Who knows (not even his closest confidantes) if the direction of his work might have shifted if the Fourth Symphony had not had to wait a quarter of a century for its first performance and subsequent recognition. Who knows if this ‘Soviet artist’s reply to just criticism’ (does anybody believe that quote to be anything but ironical?) actually gave rise to the popular Fifth Symphony or if its greater ‘conformity’ and accessibility was a spontaneous desire to tap into the ‘classical’ legacy of Tchaikovsky.

The fact is that he carried this motif, this ‘porte-bonheur’, with him to the end. It clearly pleased him, it tickled him, it haunted him as it does us, and dare I say it symbolised his refusal to be silenced. As a composer it will have represented one of those inspirational moments where sound, rhythm and sensation come together in something literally unforgettable. What does it say to me? Well, it is quirky, catchy, spacey with an air of the ‘out of this world’ about it; it is ticklishly capricious but it is wistful too. And therein lies its irony. A motif like this never gives up its secrets. It marks time but it is also timeless.
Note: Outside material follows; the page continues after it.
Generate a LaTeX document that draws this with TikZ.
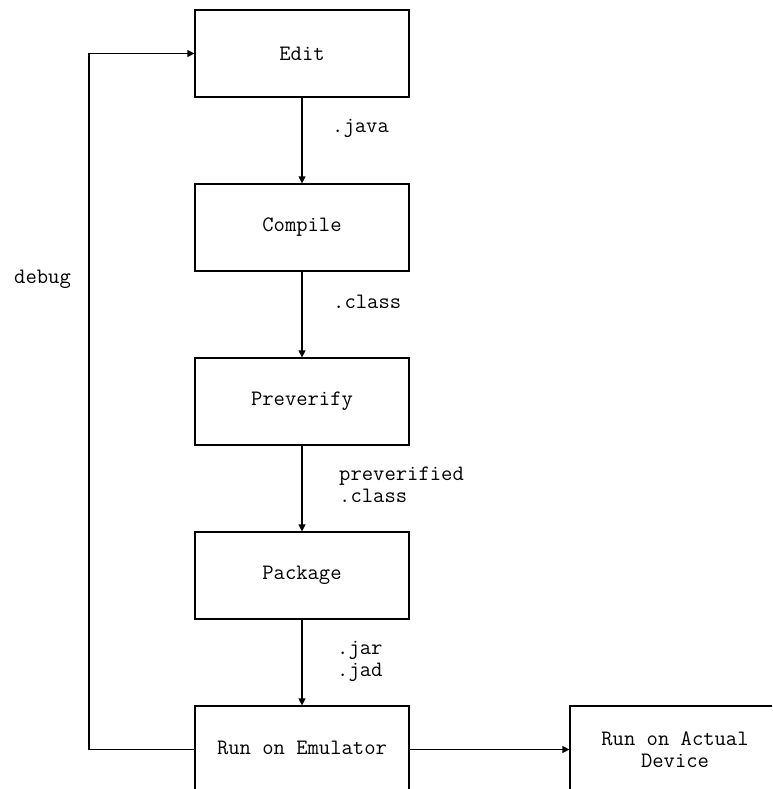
\documentclass[tikz,border=0pt]{standalone}
\usetikzlibrary{arrows.meta}
\begin{document}
\begin{tikzpicture}[x=1pt,y=-1pt,
  txt/.style={font=\fontsize{22}{24}\selectfont\ttfamily},
  stage/.style={draw,line width=1.2pt,minimum width=214pt,minimum height=87pt,inner sep=0pt,txt,align=center},
  flow/.style={line width=1.2pt,-{Triangle[length=7pt,width=7pt]}},
  tag/.style={anchor=west,inner sep=0pt,txt,align=left}]
  \useasboundingbox (0,0) rectangle (772,789);
  \clip (0,0) rectangle (772,789);
  \fill[white] (0,0) rectangle (772,789);
  % process stages
  \node[stage] (edit)    at (302,53.5)  {Edit};
  \node[stage] (compile) at (302,227.5) {Compile};
  \node[stage] (prever)  at (302,401.5) {Preverify};
  \node[stage] (pack)    at (302,575.5) {Package};
  \node[stage] (emu)     at (302,749.5) {};
  \node[stage] (dev)     at (677,749.5) {};
  \node[txt,inner sep=0pt] (emutext) at (302,748) {Run on Emulator};
  \node[txt,inner sep=0pt,align=center] (devtext) at (675,750) {Run on Actual\\[-2pt]Device};
  % main flow
  \draw[flow] (edit) -- (compile);
  \draw[flow] (compile) -- (prever);
  \draw[flow] (prever) -- (pack);
  \draw[flow] (pack) -- (emu);
  \draw[flow] (emu.east) -- (dev.west);
  % debug loop
  \coordinate (loopb) at (89,749.5);
  \coordinate (loopt) at (89,53.5);
  \draw[flow] (emu.west) -- (loopb) -- (loopt) -- (edit.west);
  % file-type labels
  \node[tag] (ljava) at (332,128) {.java};
  \node[tag] (lclass) at (333,302) {.class};
  \node[tag] (lpre) at (339,485) {preverified\\[-2pt].class};
  \node[tag] (ljar) at (337,661) {.jar\\[-2pt].jad};
  \node[tag] (ldebug) at (14,279) {debug};
\end{tikzpicture}
\end{document}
And there’s something else. The motif first resurfaced in the second Cello Concerto that Shostakovich wrote for Mstislav Rostropovich in 1966 – and in later remarking that the work might be regarded as his Fourteenth Symphony with obbligato cello rather than voices was he perhaps reinforcing the view that his final symphonies – shrouded as they are in the lengthening shadows of mortality – were in fact carrying many unanswered questions into the hereafter? I once asked Rostropovich – very much the horse’s mouth in these matters – what his view of that percussive leitmotiv was. We were sat in his Paris apartment, so jam-packed with Russian artefacts as to make one wonder if he and Galina Vishnevskaya had raided the Winter Palace on their exit from the Soviet Union… and he concurred with the idea that this echo from the dark days of the Fourth Symphony could indeed be construed as a last laugh in the closing bars of his last symphony. But he also saw it as ‘a ladder’ (his words) to eternity – his ‘lucky charm’, metaphorically speaking, clutched in his hand.